» **Work to be completed**:
Read the data and repeat all of it exactly.

— begin —

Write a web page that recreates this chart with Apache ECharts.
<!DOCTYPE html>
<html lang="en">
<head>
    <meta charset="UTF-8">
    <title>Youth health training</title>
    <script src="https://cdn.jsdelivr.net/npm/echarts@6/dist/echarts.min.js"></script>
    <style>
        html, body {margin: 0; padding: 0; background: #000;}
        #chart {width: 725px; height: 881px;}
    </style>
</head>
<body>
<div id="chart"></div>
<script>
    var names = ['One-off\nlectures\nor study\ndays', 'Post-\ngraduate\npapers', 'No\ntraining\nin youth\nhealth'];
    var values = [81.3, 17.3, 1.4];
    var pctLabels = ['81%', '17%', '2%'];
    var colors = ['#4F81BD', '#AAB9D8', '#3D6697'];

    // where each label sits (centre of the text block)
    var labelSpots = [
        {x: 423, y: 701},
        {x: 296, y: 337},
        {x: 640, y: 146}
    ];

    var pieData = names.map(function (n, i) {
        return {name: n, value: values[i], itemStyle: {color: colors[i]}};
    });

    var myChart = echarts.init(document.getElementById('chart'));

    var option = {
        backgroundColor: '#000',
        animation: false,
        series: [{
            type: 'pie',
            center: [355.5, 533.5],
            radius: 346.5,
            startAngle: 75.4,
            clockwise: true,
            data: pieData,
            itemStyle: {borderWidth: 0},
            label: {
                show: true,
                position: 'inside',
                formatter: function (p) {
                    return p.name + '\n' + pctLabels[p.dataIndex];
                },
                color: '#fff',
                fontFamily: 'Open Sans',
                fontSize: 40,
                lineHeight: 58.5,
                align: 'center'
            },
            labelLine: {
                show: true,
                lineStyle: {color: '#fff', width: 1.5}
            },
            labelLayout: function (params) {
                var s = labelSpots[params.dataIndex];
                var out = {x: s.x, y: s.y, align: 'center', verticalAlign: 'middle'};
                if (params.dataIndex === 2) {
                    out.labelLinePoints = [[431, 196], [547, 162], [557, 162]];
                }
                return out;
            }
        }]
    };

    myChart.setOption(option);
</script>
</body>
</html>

— end —

» **Solution to this exercise**:
Write a web page that recreates this chart with Apache ECharts.
<!DOCTYPE html>
<html lang="en">
<head>
    <meta charset="UTF-8">
    <title>Youth health training</title>
    <script src="https://cdn.jsdelivr.net/npm/echarts@6/dist/echarts.min.js"></script>
    <style>
        html, body {margin: 0; padding: 0; background: #000;}
        #chart {width: 725px; height: 881px;}
    </style>
</head>
<body>
<div id="chart"></div>
<script>
    var names = ['One-off\nlectures\nor study\ndays', 'Post-\ngraduate\npapers', 'No\ntraining\nin youth\nhealth'];
    var values = [81.3, 17.3, 1.4];
    var pctLabels = ['81%', '17%', '2%'];
    var colors = ['#4F81BD', '#AAB9D8', '#3D6697'];

    // where each label sits (centre of the text block)
    var labelSpots = [
        {x: 423, y: 701},
        {x: 296, y: 337},
        {x: 640, y: 146}
    ];

    var pieData = names.map(function (n, i) {
        return {name: n, value: values[i], itemStyle: {color: colors[i]}};
    });

    var myChart = echarts.init(document.getElementById('chart'));

    var option = {
        backgroundColor: '#000',
        animation: false,
        series: [{
            type: 'pie',
            center: [355.5, 533.5],
            radius: 346.5,
            startAngle: 75.4,
            clockwise: true,
            data: pieData,
            itemStyle: {borderWidth: 0},
            label: {
                show: true,
                position: 'inside',
                formatter: function (p) {
                    return p.name + '\n' + pctLabels[p.dataIndex];
                },
                color: '#fff',
                fontFamily: 'Open Sans',
                fontSize: 40,
                lineHeight: 58.5,
                align: 'center'
            },
            labelLine: {
                show: true,
                lineStyle: {color: '#fff', width: 1.5}
            },
            labelLayout: function (params) {
                var s = labelSpots[params.dataIndex];
                var out = {x: s.x, y: s.y, align: 'center', verticalAlign: 'middle'};
                if (params.dataIndex === 2) {
                    out.labelLinePoints = [[431, 196], [547, 162], [557, 162]];
                }
                return out;
            }
        }]
    };

    myChart.setOption(option);
</script>
</body>
</html>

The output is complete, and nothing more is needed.